After observing five plus years of media and social commentary and seeing responses to my own posts, I’ve concluded that our national obsession with Trump borders on pathology. Rather than driving people away from Trump or driving the former president into oblivion, the obsession is making him into a force to be reckoned with.
Amanda Marcotte wrote in a 2020 Salon article, “Are we addicted to Donald Trump? It’s a question that’s haunting journalists and political commentators, most of whom hate Trump but cannot deny that his name drives traffic and ratings. Even though Trump lost the election and Joe Biden will be the next president, Trump continues to be the big attention draw for political websites and cable news networks.”
Monica Crowley, an opinion contributor to The Hill, said, “President Trump left office seven months ago, but the pathologically obsessed left just can’t quit him.
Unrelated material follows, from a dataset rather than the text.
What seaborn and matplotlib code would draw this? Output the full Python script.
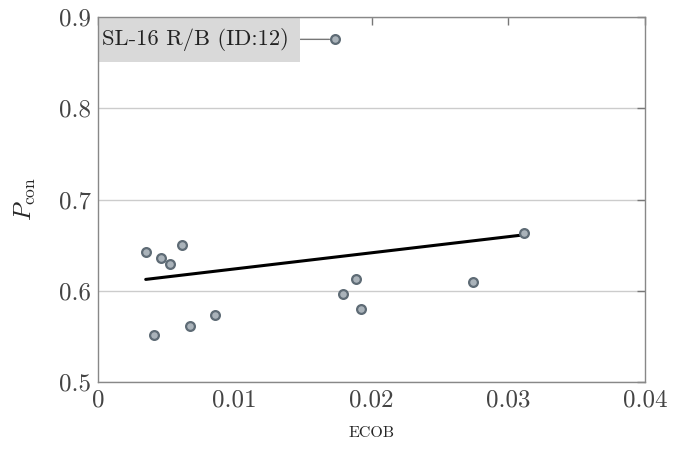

Every left-wing media outlet ceaselessly talks about and curses him like it’s August 2018. Yet their six-year-long, wild-eyed, anti-Trump mania has, in many ways, only made him stronger.”
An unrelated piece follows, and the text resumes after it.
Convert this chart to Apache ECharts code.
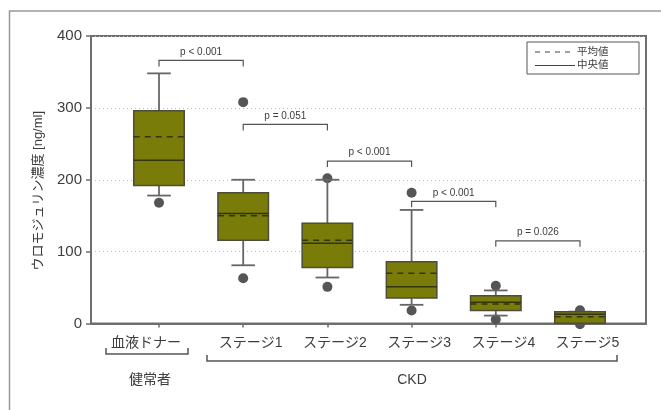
<!DOCTYPE html>
<html>
<head>
<meta charset="utf-8">
<script src="https://cdn.jsdelivr.net/npm/echarts@6/dist/echarts.min.js"></script>
<style>
  html, body { margin: 0; padding: 0; background: #fff; }
  #chart { width: 661px; height: 410px; }
</style>
</head>
<body>
<div id="chart"></div>
<script>
// Uromodulin concentration by group (ng/ml)
const categories = ['血液ドナー', 'ステージ1', 'ステージ2', 'ステージ3', 'ステージ4', 'ステージ5'];
const whiskerLow  = [178, 81, 64, 26, 11, 0.5];
const q1          = [192, 116, 78, 35.5, 18, 0.5];
const median      = [227, 153, 111.5, 51, 29.5, 13];
const mean        = [260, 150, 116, 70, 27, 9.5];
const q3          = [296, 182, 139.5, 86, 38.5, 16.5];
const whiskerHigh = [348, 200, 200, 158, 46, 16.5];
// outlier points: [group position (1-based), value]
const outliers = [
  [1, 168], [2, 308], [2, 63], [3, 202], [3, 51],
  [4, 182], [4, 18], [5, 52.5], [5, 5.5], [6, 18.5], [6, -1]
];
const yTicks = [0, 100, 200, 300, 400];
// pairwise comparisons: [from group, to group, bracket level, p-value text]
const comparisons = [
  [1, 2, 366, 'p < 0.001'],
  [2, 3, 277, 'p = 0.051'],
  [3, 4, 226, 'p < 0.001'],
  [4, 5, 170, 'p < 0.001'],
  [5, 6, 115, 'p = 0.026']
];

const positions = categories.map((_, i) => i + 1);
const boxData = positions.map((p, i) =>
  [p, whiskerLow[i], q1[i], median[i], mean[i], q3[i], whiskerHigh[i]]);

const FONT = '"Liberation Sans", "Noto Sans CJK JP", sans-serif';
const TEXT = '#3d3d3d';
const AXIS = '#6e6e6e';

const chart = echarts.init(document.getElementById('chart'), null, { renderer: 'canvas' });

function renderBox(params, api) {
  const x = api.value(0);
  const cx = api.coord([x, 0])[0];
  const y = k => api.coord([x, api.value(k)])[1];
  const yWl = y(1), yQ1 = y(2), yMed = y(3), yMean = y(4), yQ3 = y(5), yWh = y(6);
  const half = api.size([0.6, 0])[0] / 2;
  const capHalf = api.size([0.28, 0])[0] / 2;
  const whisk = { stroke: '#666', lineWidth: 1.8 };
  return {
    type: 'group',
    children: [
      { type: 'line', shape: { x1: cx, y1: yWh, x2: cx, y2: yQ3 }, style: whisk },
      { type: 'line', shape: { x1: cx, y1: yQ1, x2: cx, y2: yWl }, style: whisk },
      { type: 'line', shape: { x1: cx - capHalf, y1: yWh, x2: cx + capHalf, y2: yWh }, style: whisk },
      { type: 'line', shape: { x1: cx - capHalf, y1: yWl, x2: cx + capHalf, y2: yWl }, style: whisk },
      { type: 'rect', shape: { x: cx - half, y: yQ3, width: half * 2, height: yQ1 - yQ3 },
        style: { fill: '#7a7c0a', stroke: '#4d4d3a', lineWidth: 1.5 } },
      { type: 'line', shape: { x1: cx - half, y1: yMed, x2: cx + half, y2: yMed },
        style: { stroke: '#33350c', lineWidth: 1.5 } },
      { type: 'line', shape: { x1: cx - half, y1: yMean, x2: cx + half, y2: yMean },
        style: { stroke: '#33350c', lineWidth: 1.5, lineDash: [6, 5] } }
    ]
  };
}

function renderBracket(params, api) {
  const a = api.coord([api.value(0), api.value(2)]);
  const b = api.coord([api.value(1), api.value(2)]);
  const drop = 6;
  return {
    type: 'group',
    children: [
      { type: 'polyline',
        shape: { points: [[a[0], a[1] + drop], [a[0], a[1]], [b[0], b[1]], [b[0], b[1] + drop]] },
        style: { stroke: '#555', lineWidth: 1.2, fill: null } },
      { type: 'text',
        style: { x: (a[0] + b[0]) / 2, y: a[1] - 8.5, text: comparisons[params.dataIndex][3],
                 fill: TEXT, font: '10px ' + FONT, align: 'center', verticalAlign: 'middle' } }
    ]
  };
}

const option = {
  animation: false,
  backgroundColor: '#fff',
  grid: { left: 91, right: 15, top: 36, bottom: 86.5, show: true, borderColor: AXIS, borderWidth: 2 },
  xAxis: {
    type: 'value',
    min: 0.1924,
    max: 6.784,
    axisLine: { show: true, lineStyle: { color: AXIS, width: 2 } },
    axisTick: { show: true, customValues: positions, length: 4, lineStyle: { color: AXIS, width: 1.5 } },
    axisLabel: {
      customValues: positions,
      margin: 13,
      formatter: v => {
        const name = categories[Math.round(v) - 1];
        return Math.round(v) === 1 ? '{d|' + name + '}' : '{s|' + name + '}';
      },
      rich: {
        d: { fontSize: 14, color: TEXT, fontFamily: FONT, padding: [0, 26, 0, 0] },
        s: { fontSize: 14, color: TEXT, fontFamily: FONT, padding: [0, 0, 0, 15] }
      }
    },
    splitLine: { show: false }
  },
  yAxis: {
    type: 'value',
    min: yTicks[0],
    max: yTicks[yTicks.length - 1],
    interval: 100,
    name: 'ウロモジュリン濃度 [ng/ml]',
    nameLocation: 'middle',
    nameGap: 46,
    nameTextStyle: { fontSize: 13, color: TEXT, fontFamily: FONT, padding: [0, 0, 0, -22] },
    axisLine: { show: true, lineStyle: { color: AXIS, width: 2 } },
    axisTick: { show: true, length: 5, lineStyle: { color: AXIS, width: 1.5 } },
    axisLabel: { fontSize: 15, color: TEXT, fontFamily: FONT, margin: 9 },
    splitLine: { show: true, lineStyle: { color: '#bbb', type: [1, 3], width: 1 } }
  },
  series: [
    {
      type: 'scatter',
      data: outliers,
      symbolSize: 10,
      itemStyle: { color: '#555', opacity: 1 },
      clip: false,
      z: 1
    },
    {
      type: 'custom',
      data: boxData,
      renderItem: renderBox,
      encode: { x: 0, y: [1, 6] },
      clip: false,
      z: 2
    },
    {
      type: 'custom',
      data: comparisons.map(c => [c[0], c[1], c[2]]),
      renderItem: renderBracket,
      encode: { x: [0, 1], y: 2 },
      z: 3
    }
  ],
  graphic: [
    // outer frame
    { type: 'polyline', shape: { points: [[9.5, 410], [9.5, 11], [661, 11]] },
      style: { stroke: '#999', lineWidth: 1.5, fill: null }, silent: true },
    // legend
    { type: 'rect', shape: { x: 527, y: 42, width: 112, height: 32 },
      style: { fill: '#fff', stroke: '#555', lineWidth: 1 }, z: 10 },
    { type: 'line', shape: { x1: 535, y1: 52, x2: 575, y2: 52 },
      style: { stroke: '#444', lineWidth: 1.2, lineDash: [5, 5] }, z: 11 },
    { type: 'text', style: { x: 577, y: 52, text: '平均値', font: '10.5px ' + FONT, fill: TEXT, verticalAlign: 'middle' }, z: 11 },
    { type: 'line', shape: { x1: 535, y1: 65.5, x2: 575, y2: 65.5 },
      style: { stroke: '#444', lineWidth: 1.2 }, z: 11 },
    { type: 'text', style: { x: 577, y: 65.5, text: '中央値', font: '10.5px ' + FONT, fill: TEXT, verticalAlign: 'middle' }, z: 11 },
    // group brackets below the axis labels
    { type: 'polyline', shape: { points: [[106, 348], [106, 354], [188, 354], [188, 348]] },
      style: { stroke: '#555', lineWidth: 1.5, fill: null } },
    { type: 'polyline', shape: { points: [[207, 355], [207, 361], [617, 361], [617, 355]] },
      style: { stroke: '#555', lineWidth: 1.5, fill: null } },
    { type: 'text', style: { x: 150, y: 380, text: '健常者', font: '14px ' + FONT, fill: TEXT, align: 'center', verticalAlign: 'middle' } },
    { type: 'text', style: { x: 412, y: 380, text: 'CKD', font: '14px ' + FONT, fill: TEXT, align: 'center', verticalAlign: 'middle' } }
  ]
};

chart.setOption(option);
</script>
</body>
</html>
The far left will continue to vilify Trump and the far right will continue to flock to his rallies. But those groups don’t count when it comes to elections. The swing voters are the deciders. They sit somewhere in the middle, wanting to get on with their lives without the extremism. If they believe one side is more fanatical than the other, they are likely to go in the opposite direction.
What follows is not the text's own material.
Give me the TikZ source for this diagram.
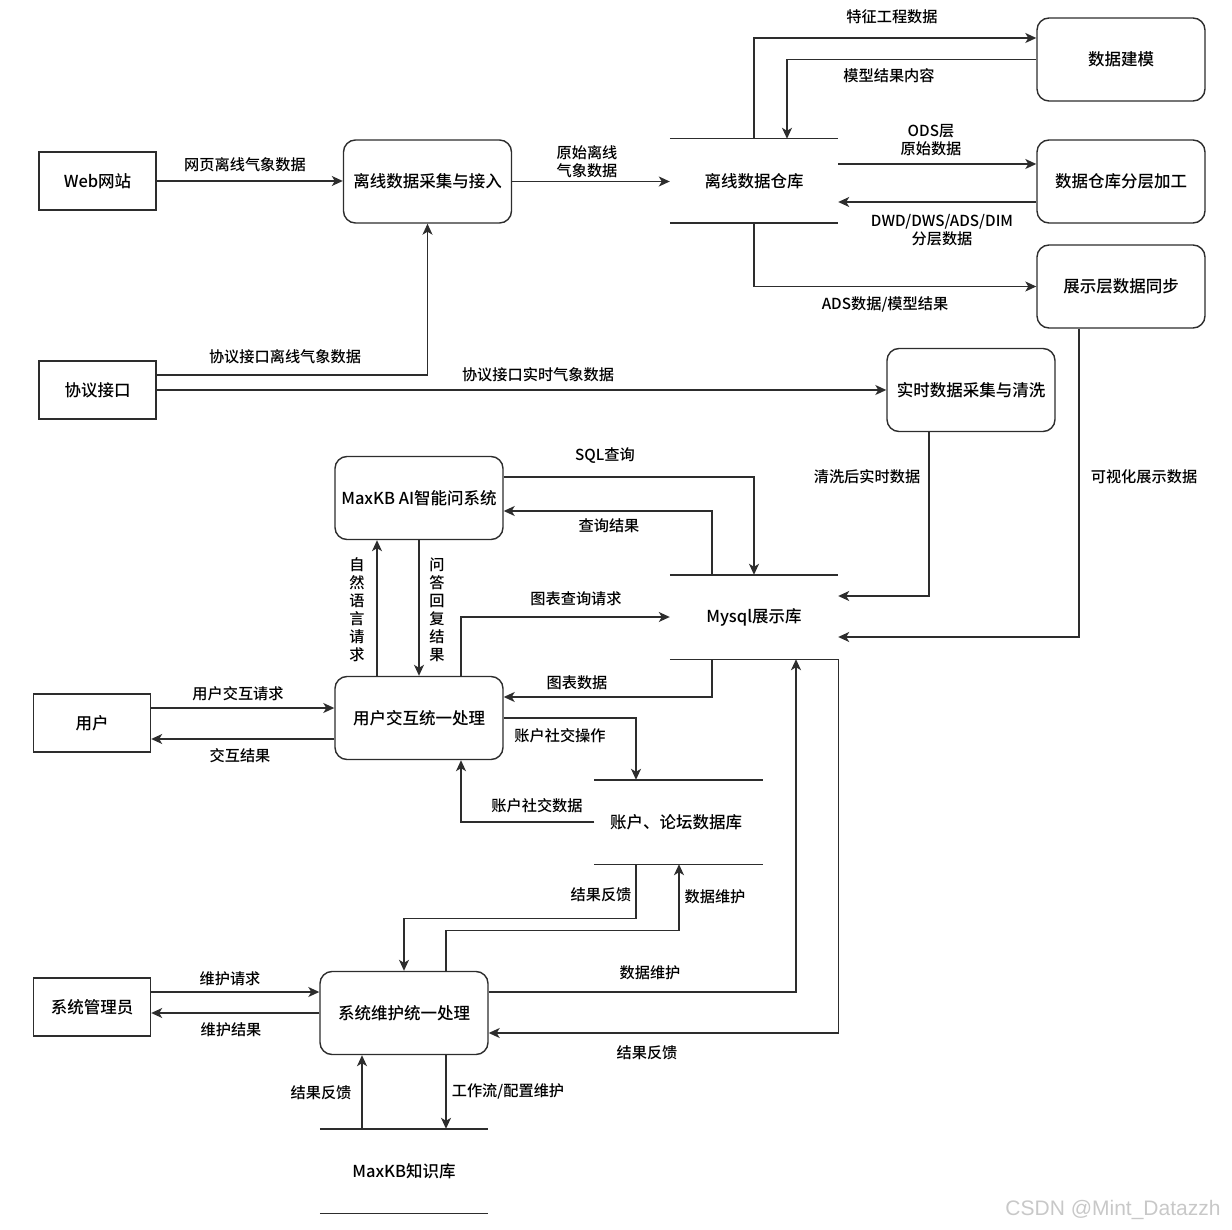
\documentclass[tikz,border=0pt]{standalone}
\usepackage{fontspec}
\setmainfont{Noto Sans CJK SC Medium}
\newfontfamily\wmfont{Liberation Sans}
\usetikzlibrary{arrows.meta}
\definecolor{ln}{RGB}{45,45,45}
\definecolor{wm}{RGB}{200,200,200}
\tikzset{
  ext/.style={draw=ln, line width=1.4pt, minimum width=117pt, minimum height=58pt, inner sep=0pt, font=\fontsize{16.5}{19}\selectfont},
  proc/.style={draw=ln, line width=1.4pt, rounded corners=12pt, minimum width=168pt, minimum height=83pt, inner sep=0pt, font=\fontsize{16.5}{19}\selectfont},
  store/.style={minimum width=168pt, minimum height=84pt, inner sep=0pt, font=\fontsize{16.5}{19}\selectfont},
  sline/.style={draw=ln, line width=1.4pt},
  arr/.style={draw=ln, line width=1.4pt, -{Stealth[length=11pt,width=10pt,inset=3pt]}},
  lbl/.style={inner sep=0pt, align=center, font=\fontsize{15.2}{18}\selectfont}
}
\begin{document}
\begin{tikzpicture}[x=1pt,y=-1pt]
\useasboundingbox (0,0) rectangle (1232,1230);
% nodes
\node[ext] (web) at (97.5,181) {Web网站};
\node[proc] (off) at (427.5,181.5) {离线数据采集与接入};
\node[ext] (xy) at (97.5,390) {协议接口};
\node[store] (wh) at (754,181) {离线数据仓库};
\node[proc] (model) at (1121,59.5) {数据建模};
\node[proc] (layer) at (1121,181.5) {数据仓库分层加工};
\node[proc] (sync) at (1121,286.5) {展示层数据同步};
\node[proc] (rt) at (971,390) {实时数据采集与清洗};
\node[proc] (ai) at (419,498) {MaxKB AI智能问系统};
\node[store] (mysql) at (754,617) {Mysql展示库};
\node[proc] (ui) at (419,718) {用户交互统一处理};
\node[ext] (user) at (92,723) {用户};
\node[store] (acc) at (678.5,822) {\hspace*{-5pt}账户、论坛数据库};
\node[ext] (admin) at (92,1007) {系统管理员};
\node[proc] (sys) at (404,1013) {系统维护统一处理};
\node[store] (kb) at (404,1171) {MaxKB知识库};
% datastore lines
\foreach \s in {wh,mysql,acc,kb}{
  \draw[sline] (\s.north west) -- (\s.north east);
  \draw[sline] (\s.south west) -- (\s.south east);
}
% connectors
\draw[arr] (web.east) -- (web.east -| off.west);
\draw[arr] (off.east) -- (off.east -| wh.west);
\draw[arr] ([yshift=15pt]xy.east) -| (off.south);
\draw[arr] (xy.east) -- (xy.east -| rt.west);
\draw[arr] (wh.north) |- ([yshift=21.5pt]model.west);
\draw[arr] (model.west) -| ([xshift=33pt]wh.north);
\draw[arr] ([yshift=17pt]wh.east) -- ([yshift=17pt]wh.east -| layer.west);
\draw[arr] ([yshift=-21pt]wh.east -| layer.west) -- ([yshift=-21pt]wh.east);
\draw[arr] (wh.south) |- (sync.west);
\draw[arr] ([xshift=-42pt]sync.south) |- ([yshift=-20pt]mysql.east);
\draw[arr] ([xshift=-42pt]rt.south) |- ([yshift=21pt]mysql.east);
\draw[arr] ([yshift=21pt]ai.east) -| (mysql.north);
\draw[arr] ([xshift=-42pt]mysql.north) |- ([yshift=-13pt]ai.east);
\draw[arr] ([xshift=-42pt]ui.north) -- ([xshift=-42pt]ai.south);
\draw[arr] (ai.south) -- (ui.north);
\draw[arr] ([xshift=42pt]ui.north) |- (mysql.west);
\draw[arr] ([xshift=-42pt]mysql.south) |- ([yshift=21pt]ui.east);
\draw[arr] ([yshift=15pt]user.east) -- ([yshift=15pt]user.east -| ui.west);
\draw[arr] ([yshift=-16pt]user.east -| ui.west) -- ([yshift=-16pt]user.east);
\draw[arr] (ui.east) -| ([xshift=-42.5pt]acc.north);
\draw[arr] (acc.west) -| ([xshift=42pt]ui.south);
\draw[arr] ([xshift=-42.5pt]acc.south) -- ++(0,54) -| (sys.north);
\draw[arr] ([xshift=42pt]sys.north) |- ([xshift=0.5pt,yshift=-66pt]acc.south) -- ([xshift=0.5pt]acc.south);
\draw[arr] ([yshift=21pt]sys.east) -| ([xshift=42pt]mysql.south);
\draw[arr] (mysql.south east) |- ([yshift=-20pt]sys.east);
\draw[arr] ([yshift=15pt]admin.east) -- ([yshift=15pt]admin.east -| sys.west);
\draw[arr] ([yshift=-6pt]admin.east -| sys.west) -- ([yshift=-6pt]admin.east);
\draw[arr] ([xshift=-42pt]kb.north) -- ([xshift=-42pt]sys.south);
\draw[arr] ([xshift=42pt]sys.south) -- ([xshift=42pt]kb.north);
% labels
\node[lbl] (t1) at (245,165) {网页离线气象数据};
\node[lbl] (t2) at (587,162) {原始离线\\气象数据};
\node[lbl] (t3) at (285,357) {协议接口离线气象数据};
\node[lbl] (t4) at (538,375) {协议接口实时气象数据};
\node[lbl] (t5) at (892,17) {特征工程数据};
\node[lbl] (t6) at (889,76) {模型结果内容};
\node[lbl] (t7) at (931,140) {ODS层\\原始数据};
\node[lbl] (t8) at (942,230) {DWD/DWS/ADS/DIM\\分层数据};
\node[lbl] (t9) at (885,304) {ADS数据/模型结果};
\node[lbl] (t10) at (1144,477) {可视化展示数据};
\node[lbl] (t11) at (867,477) {清洗后实时数据};
\node[lbl] (t12) at (605,456) {SQL查询};
\node[lbl] (t13) at (609,526) {查询结果};
\node[lbl] (t14) at (357,610) {自\\然\\语\\言\\请\\求};
\node[lbl] (t15) at (437,610) {问\\答\\回\\复\\结\\果};
\node[lbl] (t16) at (576,599) {图表查询请求};
\node[lbl] (t17) at (577,683) {图表数据};
\node[lbl] (t18) at (238,694) {用户交互请求};
\node[lbl] (t19) at (240,756) {交互结果};
\node[lbl] (t20) at (560,736) {账户社交操作};
\node[lbl] (t21) at (537,806) {账户社交数据};
\node[lbl] (t22) at (601,895) {结果反馈};
\node[lbl] (t23) at (715,897) {数据维护};
\node[lbl] (t24) at (650,973) {数据维护};
\node[lbl] (t25) at (647,1053) {结果反馈};
\node[lbl] (t26) at (230,979) {维护请求};
\node[lbl] (t27) at (231,1030) {维护结果};
\node[lbl] (t28) at (321,1093) {结果反馈};
\node[lbl] (t29) at (508,1091) {工作流/配置维护};
\node[inner sep=0pt, text=wm, font=\wmfont\fontsize{21}{24}\selectfont] (wmk) at (1113,1210) {CSDN @Mint\_Datazzh};
\end{tikzpicture}
\end{document}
People who are so pathologically addicted to hating Trump that they can’t see through any other lens risk appearing fanatical. People in the middle, the swing voters, might start to think, Maybe Trump isn’t the real threat. Maybe it’s this rabid hatred that keeps us from being united.
We can’t have a reasonable political discussion anymore without it degenerating into name-calling if we don’t subscribe to every single opinion the other person is spouting. And swing voters are noticing.
If Trump runs for president in 2024, and it’s beginning to look like a real possibility, I hope people campaign against him based on ideas and convictions rather than hatred. Trump’s name calling and mockery didn’t get him re-elected, and a pathological hatred of him will not get his opponent elected.
My suggestion is that liberals return to liberal values and move beyond the narrowed thinking that has emerged from this singular obsession with Trump. Liberal values, in case you don’t remember, include critical thinking, tolerance, individualism, liberty, democracy and freedom.
In a 2011 article in HuffPost, Geoffrey Stone wrote, “Liberals believe individuals should doubt their own truths and consider fairly and open-mindedly the truths of others. This is at the very heart of liberalism. Liberals understand, as Justice Oliver Wendell Holmes once observed, that ‘time has upset many fighting faiths.’ Liberals are skeptical of censorship and celebrate free and open debate.”
This 2011 article seems like an echo from a distant, more tolerant time. In our current decade, ignorance and hatred are trampling reason. But I’m an optimist. I believe the one who promotes these liberal values will be the winner in the next election, because Americans in the middle are sick of the hate.
By Bebe Nicholson
https://medium.com/the-partnered-pen/the-obsession-with-trump-is-pathological-dd81dd180c2c
Not that I necessarily agree with Bebe, after all there are GOOD reasons to be critical of and concerned about the influence of Trump, but does Bebe have a point? Are there examples you can think of where conversations have turned to something Trump because someone has to make EVERYTHING about Trump? Just curious.